Wednesday, March 23, 2005

Madrasas: Islam's schools of terror

William Dalrymple investigates Islamic colleges involved in terrorist activities:

In Islamabad, I went to see Pervez Hoodbhoy, an expert on education and the author of an important study of the madrasas. Hoodbhoy teaches at Quaid-e-Azam University, the Pakistani Oxbridge, and as we sat in the spacious campus, he described the depressing changes he had witnessed since joining the staff in the 1970s. Not only had there been a general decline in educational standards, he said, but beards, burkas and hijabs, unknown in the early 1980s, were now the norm. He estimated that only one-third of his students now resist showing some visible sign of their Islamic propriety. "And this," he added, "is by far the most liberal university in Pakistan.
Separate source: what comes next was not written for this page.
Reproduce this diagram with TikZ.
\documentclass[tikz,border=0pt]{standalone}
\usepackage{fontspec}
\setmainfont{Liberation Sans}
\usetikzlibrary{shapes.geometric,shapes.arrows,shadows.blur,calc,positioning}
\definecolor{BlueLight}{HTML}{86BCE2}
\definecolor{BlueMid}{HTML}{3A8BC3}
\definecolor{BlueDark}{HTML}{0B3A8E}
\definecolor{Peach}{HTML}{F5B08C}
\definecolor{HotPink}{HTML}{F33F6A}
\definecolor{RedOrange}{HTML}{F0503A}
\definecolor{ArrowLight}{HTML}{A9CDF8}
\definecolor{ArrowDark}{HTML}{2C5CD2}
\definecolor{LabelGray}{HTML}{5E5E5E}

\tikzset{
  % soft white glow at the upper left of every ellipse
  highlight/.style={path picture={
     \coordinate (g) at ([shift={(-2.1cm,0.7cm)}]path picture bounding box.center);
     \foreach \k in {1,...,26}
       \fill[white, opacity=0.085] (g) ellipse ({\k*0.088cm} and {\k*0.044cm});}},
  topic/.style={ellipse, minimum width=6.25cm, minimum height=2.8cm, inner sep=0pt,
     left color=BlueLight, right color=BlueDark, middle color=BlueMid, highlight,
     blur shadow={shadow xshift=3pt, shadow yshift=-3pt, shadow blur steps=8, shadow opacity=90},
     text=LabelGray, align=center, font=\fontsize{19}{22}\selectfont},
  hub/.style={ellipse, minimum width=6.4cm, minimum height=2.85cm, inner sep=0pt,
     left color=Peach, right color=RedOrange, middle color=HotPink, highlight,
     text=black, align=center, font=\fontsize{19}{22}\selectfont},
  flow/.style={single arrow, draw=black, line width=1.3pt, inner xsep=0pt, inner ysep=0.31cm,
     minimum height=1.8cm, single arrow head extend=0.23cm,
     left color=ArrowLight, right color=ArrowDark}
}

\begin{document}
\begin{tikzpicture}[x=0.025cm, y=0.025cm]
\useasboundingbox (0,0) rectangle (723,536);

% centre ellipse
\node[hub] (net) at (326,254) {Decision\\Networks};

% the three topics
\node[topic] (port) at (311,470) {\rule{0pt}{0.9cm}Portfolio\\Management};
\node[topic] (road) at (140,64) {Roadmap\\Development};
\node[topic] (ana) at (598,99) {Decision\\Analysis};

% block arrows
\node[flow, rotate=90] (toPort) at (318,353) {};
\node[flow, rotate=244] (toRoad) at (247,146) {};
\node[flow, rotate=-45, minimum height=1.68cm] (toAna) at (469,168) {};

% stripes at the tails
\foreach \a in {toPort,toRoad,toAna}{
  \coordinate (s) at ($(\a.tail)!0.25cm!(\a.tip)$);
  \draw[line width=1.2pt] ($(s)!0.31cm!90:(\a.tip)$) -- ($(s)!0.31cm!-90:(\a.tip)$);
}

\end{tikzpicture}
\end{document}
"There is definitely a change in the temper of this society," he said. "The students are much less interested in the world and show much less curiosity - instead we have this mad, unthinking rush towards religiosity, and the steady erosion of the liberal elite."

I asked Hoodbhoy about his prognosis for the future.
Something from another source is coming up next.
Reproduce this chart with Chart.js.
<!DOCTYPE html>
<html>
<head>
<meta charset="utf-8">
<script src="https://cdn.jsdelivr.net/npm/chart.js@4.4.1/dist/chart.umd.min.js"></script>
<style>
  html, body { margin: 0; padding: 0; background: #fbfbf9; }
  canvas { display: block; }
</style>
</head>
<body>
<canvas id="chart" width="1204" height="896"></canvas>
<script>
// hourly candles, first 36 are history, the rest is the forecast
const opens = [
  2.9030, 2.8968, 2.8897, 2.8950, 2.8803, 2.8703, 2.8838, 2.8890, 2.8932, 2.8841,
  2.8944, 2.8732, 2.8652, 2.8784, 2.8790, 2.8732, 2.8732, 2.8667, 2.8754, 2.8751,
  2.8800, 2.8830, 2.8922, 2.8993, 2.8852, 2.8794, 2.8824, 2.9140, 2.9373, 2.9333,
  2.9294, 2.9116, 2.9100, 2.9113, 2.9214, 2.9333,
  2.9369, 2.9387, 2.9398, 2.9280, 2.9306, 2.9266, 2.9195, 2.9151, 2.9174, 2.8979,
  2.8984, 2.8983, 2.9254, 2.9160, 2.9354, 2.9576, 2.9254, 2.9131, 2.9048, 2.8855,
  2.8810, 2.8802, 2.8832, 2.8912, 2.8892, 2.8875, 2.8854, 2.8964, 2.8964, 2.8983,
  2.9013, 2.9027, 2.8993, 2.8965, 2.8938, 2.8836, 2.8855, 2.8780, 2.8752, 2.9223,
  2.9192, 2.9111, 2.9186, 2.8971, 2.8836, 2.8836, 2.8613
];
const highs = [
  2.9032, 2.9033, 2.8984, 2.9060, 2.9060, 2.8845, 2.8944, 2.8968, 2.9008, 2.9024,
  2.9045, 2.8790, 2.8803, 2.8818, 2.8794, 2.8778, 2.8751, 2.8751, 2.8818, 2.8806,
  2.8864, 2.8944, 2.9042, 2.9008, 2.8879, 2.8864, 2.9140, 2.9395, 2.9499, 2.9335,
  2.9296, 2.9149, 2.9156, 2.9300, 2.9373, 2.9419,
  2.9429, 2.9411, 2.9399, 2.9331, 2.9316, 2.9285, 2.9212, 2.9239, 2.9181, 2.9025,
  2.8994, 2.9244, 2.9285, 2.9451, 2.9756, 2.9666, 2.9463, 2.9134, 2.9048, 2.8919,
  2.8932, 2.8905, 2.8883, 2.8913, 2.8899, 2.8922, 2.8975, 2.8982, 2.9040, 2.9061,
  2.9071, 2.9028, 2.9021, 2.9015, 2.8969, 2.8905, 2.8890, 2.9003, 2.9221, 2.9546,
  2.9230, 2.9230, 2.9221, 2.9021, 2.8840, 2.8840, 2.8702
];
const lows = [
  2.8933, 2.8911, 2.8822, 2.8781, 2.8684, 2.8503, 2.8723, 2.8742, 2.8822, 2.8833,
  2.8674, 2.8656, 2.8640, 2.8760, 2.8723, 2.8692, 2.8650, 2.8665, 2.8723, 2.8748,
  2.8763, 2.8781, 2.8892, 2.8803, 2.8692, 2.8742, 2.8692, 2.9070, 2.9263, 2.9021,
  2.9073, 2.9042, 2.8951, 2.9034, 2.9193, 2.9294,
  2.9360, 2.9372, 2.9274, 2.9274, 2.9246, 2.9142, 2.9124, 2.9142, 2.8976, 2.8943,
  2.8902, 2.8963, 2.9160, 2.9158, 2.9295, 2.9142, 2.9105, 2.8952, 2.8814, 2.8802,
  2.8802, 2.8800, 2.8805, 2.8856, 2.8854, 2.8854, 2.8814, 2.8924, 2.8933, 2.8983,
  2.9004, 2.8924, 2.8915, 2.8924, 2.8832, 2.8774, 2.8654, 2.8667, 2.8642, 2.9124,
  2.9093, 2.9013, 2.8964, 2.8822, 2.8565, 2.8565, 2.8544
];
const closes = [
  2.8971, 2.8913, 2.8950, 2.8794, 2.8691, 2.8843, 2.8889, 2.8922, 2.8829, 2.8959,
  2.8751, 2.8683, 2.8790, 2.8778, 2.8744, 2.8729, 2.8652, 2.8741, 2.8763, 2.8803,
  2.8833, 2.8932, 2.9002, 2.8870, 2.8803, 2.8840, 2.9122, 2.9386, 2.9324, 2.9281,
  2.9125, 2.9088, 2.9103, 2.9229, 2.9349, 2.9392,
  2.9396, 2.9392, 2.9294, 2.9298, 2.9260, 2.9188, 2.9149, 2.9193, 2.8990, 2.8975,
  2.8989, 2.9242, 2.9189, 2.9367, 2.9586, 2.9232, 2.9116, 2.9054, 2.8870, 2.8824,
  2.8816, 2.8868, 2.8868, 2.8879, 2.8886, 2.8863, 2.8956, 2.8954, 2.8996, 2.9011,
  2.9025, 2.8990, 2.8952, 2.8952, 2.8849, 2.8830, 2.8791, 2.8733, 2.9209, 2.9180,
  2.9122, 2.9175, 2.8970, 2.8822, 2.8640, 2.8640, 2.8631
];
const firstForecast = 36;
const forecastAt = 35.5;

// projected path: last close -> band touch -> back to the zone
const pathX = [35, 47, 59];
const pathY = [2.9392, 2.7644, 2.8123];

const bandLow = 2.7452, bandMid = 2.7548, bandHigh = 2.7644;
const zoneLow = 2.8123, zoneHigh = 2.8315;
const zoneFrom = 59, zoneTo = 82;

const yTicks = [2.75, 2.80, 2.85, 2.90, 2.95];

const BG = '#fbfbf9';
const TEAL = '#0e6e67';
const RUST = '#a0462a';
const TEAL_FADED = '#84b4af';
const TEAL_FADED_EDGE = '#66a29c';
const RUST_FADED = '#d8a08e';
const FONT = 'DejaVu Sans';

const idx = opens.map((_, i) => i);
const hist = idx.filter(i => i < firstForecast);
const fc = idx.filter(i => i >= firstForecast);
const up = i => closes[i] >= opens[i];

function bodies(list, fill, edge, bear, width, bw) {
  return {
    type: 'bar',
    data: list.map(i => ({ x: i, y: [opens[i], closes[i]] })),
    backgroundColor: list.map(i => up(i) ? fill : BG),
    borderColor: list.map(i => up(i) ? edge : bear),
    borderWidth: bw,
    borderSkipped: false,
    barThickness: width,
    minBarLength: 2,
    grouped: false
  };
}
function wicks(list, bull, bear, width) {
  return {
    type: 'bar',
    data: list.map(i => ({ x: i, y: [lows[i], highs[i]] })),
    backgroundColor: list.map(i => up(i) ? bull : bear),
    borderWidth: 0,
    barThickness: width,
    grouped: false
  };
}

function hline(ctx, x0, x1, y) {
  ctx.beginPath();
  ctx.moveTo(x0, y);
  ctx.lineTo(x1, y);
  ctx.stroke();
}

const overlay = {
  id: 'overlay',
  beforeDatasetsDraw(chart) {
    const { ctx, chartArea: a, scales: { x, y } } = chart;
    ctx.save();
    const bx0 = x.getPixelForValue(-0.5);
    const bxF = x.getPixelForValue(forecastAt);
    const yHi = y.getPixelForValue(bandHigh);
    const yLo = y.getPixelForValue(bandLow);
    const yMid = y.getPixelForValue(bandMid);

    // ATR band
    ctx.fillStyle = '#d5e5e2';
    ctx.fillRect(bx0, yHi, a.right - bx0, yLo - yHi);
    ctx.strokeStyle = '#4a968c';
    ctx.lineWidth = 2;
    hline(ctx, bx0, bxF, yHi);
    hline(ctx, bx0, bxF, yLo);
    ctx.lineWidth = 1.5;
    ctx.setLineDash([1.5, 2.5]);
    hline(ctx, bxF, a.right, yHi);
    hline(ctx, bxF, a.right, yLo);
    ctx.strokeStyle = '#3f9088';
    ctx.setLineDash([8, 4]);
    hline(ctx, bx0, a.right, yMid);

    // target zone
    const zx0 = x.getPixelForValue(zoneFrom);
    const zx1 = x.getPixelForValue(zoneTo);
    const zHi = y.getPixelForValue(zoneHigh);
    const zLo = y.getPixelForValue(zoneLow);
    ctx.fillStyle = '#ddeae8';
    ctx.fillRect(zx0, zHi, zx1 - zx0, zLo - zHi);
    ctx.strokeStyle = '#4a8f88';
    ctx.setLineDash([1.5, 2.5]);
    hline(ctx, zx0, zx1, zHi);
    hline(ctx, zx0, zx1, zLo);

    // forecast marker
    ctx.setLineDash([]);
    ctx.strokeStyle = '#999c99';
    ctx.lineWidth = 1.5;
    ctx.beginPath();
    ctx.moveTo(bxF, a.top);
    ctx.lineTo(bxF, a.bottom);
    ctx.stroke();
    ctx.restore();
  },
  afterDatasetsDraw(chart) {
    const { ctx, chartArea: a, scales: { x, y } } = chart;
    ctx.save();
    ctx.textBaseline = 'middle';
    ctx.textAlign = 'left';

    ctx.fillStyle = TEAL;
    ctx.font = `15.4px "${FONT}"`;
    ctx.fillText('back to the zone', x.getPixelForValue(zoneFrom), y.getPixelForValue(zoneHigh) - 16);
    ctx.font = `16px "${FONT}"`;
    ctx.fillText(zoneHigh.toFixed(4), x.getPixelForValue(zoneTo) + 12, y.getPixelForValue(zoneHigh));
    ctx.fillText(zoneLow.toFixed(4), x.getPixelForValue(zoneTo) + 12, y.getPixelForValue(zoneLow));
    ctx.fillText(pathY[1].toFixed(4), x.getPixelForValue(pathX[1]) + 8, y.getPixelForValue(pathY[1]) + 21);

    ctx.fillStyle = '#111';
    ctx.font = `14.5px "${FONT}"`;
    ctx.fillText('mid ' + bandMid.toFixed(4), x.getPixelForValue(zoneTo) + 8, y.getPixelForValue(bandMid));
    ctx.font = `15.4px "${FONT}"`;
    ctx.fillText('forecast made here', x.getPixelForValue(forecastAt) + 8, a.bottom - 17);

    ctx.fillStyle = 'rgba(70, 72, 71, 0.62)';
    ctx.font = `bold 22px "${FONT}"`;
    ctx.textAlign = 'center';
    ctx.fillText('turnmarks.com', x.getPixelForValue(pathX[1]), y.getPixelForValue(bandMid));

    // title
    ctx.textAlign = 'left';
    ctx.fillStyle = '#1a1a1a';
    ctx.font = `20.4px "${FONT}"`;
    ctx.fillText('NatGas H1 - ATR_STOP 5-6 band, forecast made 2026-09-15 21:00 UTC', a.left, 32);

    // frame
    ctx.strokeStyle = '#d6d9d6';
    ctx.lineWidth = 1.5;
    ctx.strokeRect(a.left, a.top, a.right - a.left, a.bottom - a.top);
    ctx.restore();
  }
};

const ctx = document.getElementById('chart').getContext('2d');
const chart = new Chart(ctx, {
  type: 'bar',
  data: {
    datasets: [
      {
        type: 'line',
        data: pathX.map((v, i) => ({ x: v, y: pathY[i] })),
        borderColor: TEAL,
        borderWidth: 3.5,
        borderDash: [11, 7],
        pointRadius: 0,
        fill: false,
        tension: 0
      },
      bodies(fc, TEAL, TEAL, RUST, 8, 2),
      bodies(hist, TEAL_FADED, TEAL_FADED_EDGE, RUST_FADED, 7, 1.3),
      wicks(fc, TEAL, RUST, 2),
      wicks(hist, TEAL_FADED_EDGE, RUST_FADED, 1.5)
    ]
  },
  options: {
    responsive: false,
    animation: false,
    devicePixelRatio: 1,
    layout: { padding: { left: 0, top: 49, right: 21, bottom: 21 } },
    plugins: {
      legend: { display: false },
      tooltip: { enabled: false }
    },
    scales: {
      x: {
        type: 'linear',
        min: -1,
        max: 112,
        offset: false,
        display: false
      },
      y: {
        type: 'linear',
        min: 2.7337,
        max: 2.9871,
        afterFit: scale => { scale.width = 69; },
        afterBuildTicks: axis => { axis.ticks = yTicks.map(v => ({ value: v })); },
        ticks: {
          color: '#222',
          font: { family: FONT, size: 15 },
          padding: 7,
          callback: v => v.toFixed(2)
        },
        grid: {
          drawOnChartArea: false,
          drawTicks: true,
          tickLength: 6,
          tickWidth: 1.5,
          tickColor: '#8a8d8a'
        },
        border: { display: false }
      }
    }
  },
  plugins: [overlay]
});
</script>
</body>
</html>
"I am very anxious," he said. "The state educational system has reached the point of collapse. The only long-term solution has to be improved secular government schools: at the moment they are so bad that even where they exist, no one will willingly go to them.

"But the biggest problem we have," he continued, "is the US. Their actions in Iraq and Afghanistan have hugely strengthened the hands of the extremists and depleted the strength of those who want to see a modern, non-fundamentalist future for this country. Before the invasion of Iraq, I called the US ambassador and warned her: if you attack Saddam, you may gain Iraq, but you'll lose Pakistan. I hope I was wrong - but I fear that I may yet be proved right."

More evidence that the invasion of Iraq is not in the best long-term interests of the United States.